Java REST API example?

I am checking the examples at:
https://stardog.docs.apiary.io/#reference/core-api/executing-a-query/get

And I am wondering if there is a real example I can follow to call the API from Java (the Java example in the API documentation seems limited). I cannot find any in Github.

Specifically I am interested in how to translate the following to the REST API:
1- Set the reasoning in a query. In Java is done by query.reasoning(....);
2- Parametrize the query. In Java is done by query.parameter(.....);
3- Navigate over the results of a query. In Java is done by while (qResult.hasNext()) { ....

Thanks

  1. To enable reasoning you simply need to pass reasoning=true as a query parameter.

  2. You can include parameters on the query string e.g.,

/myDb/query?query=select * {?s ?p $foo}&reasoning=true&$foo='bar'
  1. The server can return results in a few different formats (SPARQL XML, SPARQL JSON, CSV, TSV), so it’s just a matter of parsing through that client-side

Thanks Stephen. But do you know if there is a real example out there I can have a look to? Especially to know how one or more of these formats are treated.

The problem with (2) as I understand you suggest is that it claims for an injection, whereas the original parameter() is, in theory, safe.

Sure, you can take a look at the W3C spec documents for the JSON, XML, and CSV/TSV SPARQL results standards.

As for the injection concerns, would the same concerns exist if you were to do a POST request with SSL over HTTPS with the query string parameters in the POST body?

Thanks Stephen.

Yes, the injection concerns remain. It doesn’t matter if the parameters are sent “securely”, the injection comes from user input, not from a man in the middle (which, by the way, could happened with POST+HTTPS too). It is a matter of input sanitation I think.

We do not perform string concatenation with parameterized queries, so if a user provides invalid values for the parameters the query will simply fail, it won’t run something arbitrary.

Mmm… But as I understood, this way you suggested allows things like this:

/myDb/query?query=select * {?a ex:b $foo}&reasoning=true&$foo=’?c . ?s ?p ?o .’

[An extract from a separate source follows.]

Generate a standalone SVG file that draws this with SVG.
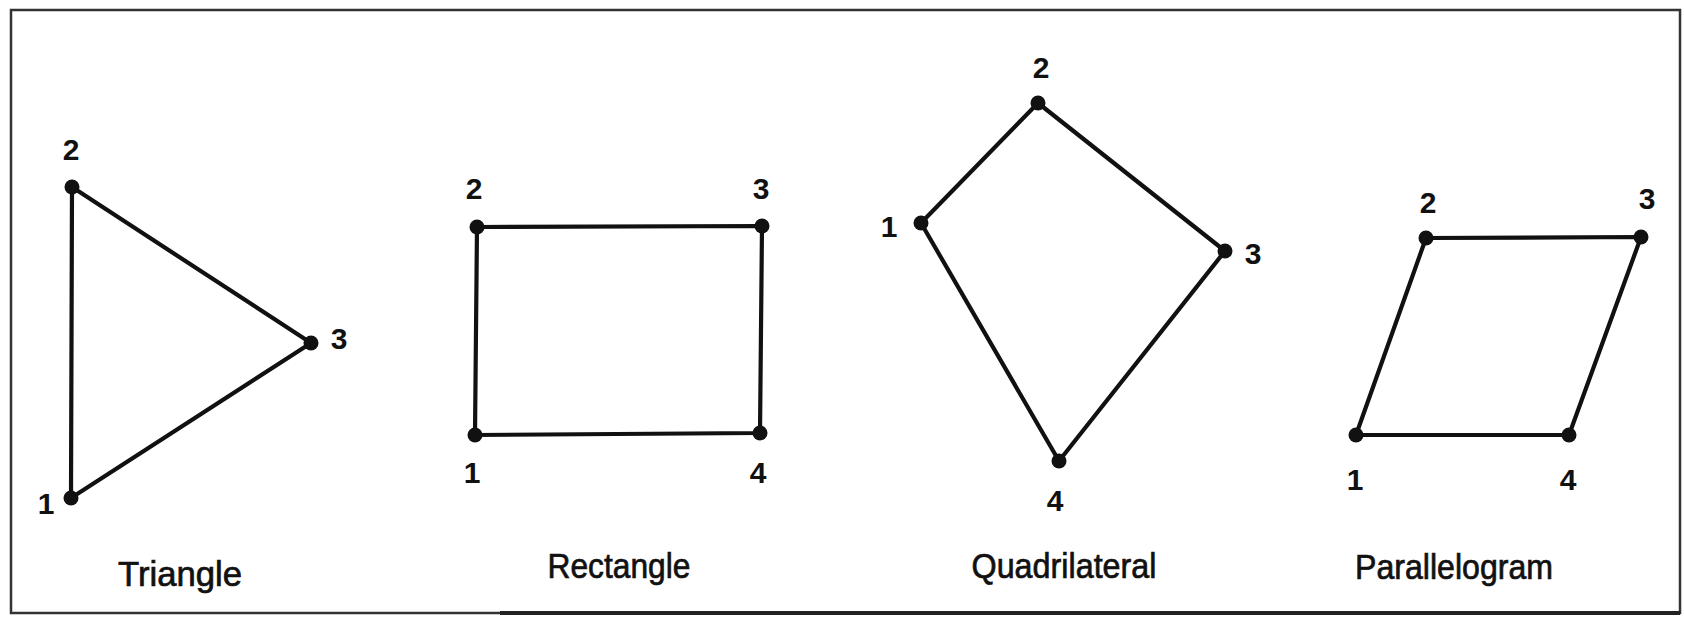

Or how is the $foo parameter supposed to be filled in? If there is no similar thing to “aQuery.parameter(…)” then it can be a victim of injection.

This would execute the query select * {?a ex:b "?c. ?s ?p ?o"}, which would return no results, unless that literal happened to be in the database.

No string concatenation means that the query is safeguarded such that what is being substituted for the parameters is always an IRI or a Literal, so it cannot alter the query.

Ah OK - I think I get it now. What you mean is that a similar “restriction/sanitation” applied by parameter() is done where the URL parameters are treated. So $foo can only be substituted by either an IRI or a literal. Thanks.

Sorry - One more question.

How the API distinguises if "foo" is a literal or an IRI? I ask this because I have Literals that goes like "http://www.." (f.ex. for the Website reference of an element) and if I place this in $foo it might be treated as an IRI instead.

A literal would be "http://example.com" and a IRI would be <http://example.com>

I know, but Stephen said that the substitution is not made directly from user input. So there should a process that distinguishes Literals and IRIs. Otherwise I could set foo as “<http://....> . ?s ?p ?o .

We distinguish IRIs from Literals the same way they are distinguished in Turtle syntax. What you have here would not be parsed as a valid IRI, and therefore it would be a literal.

This topic was automatically closed 14 days after the last reply. New replies are no longer allowed.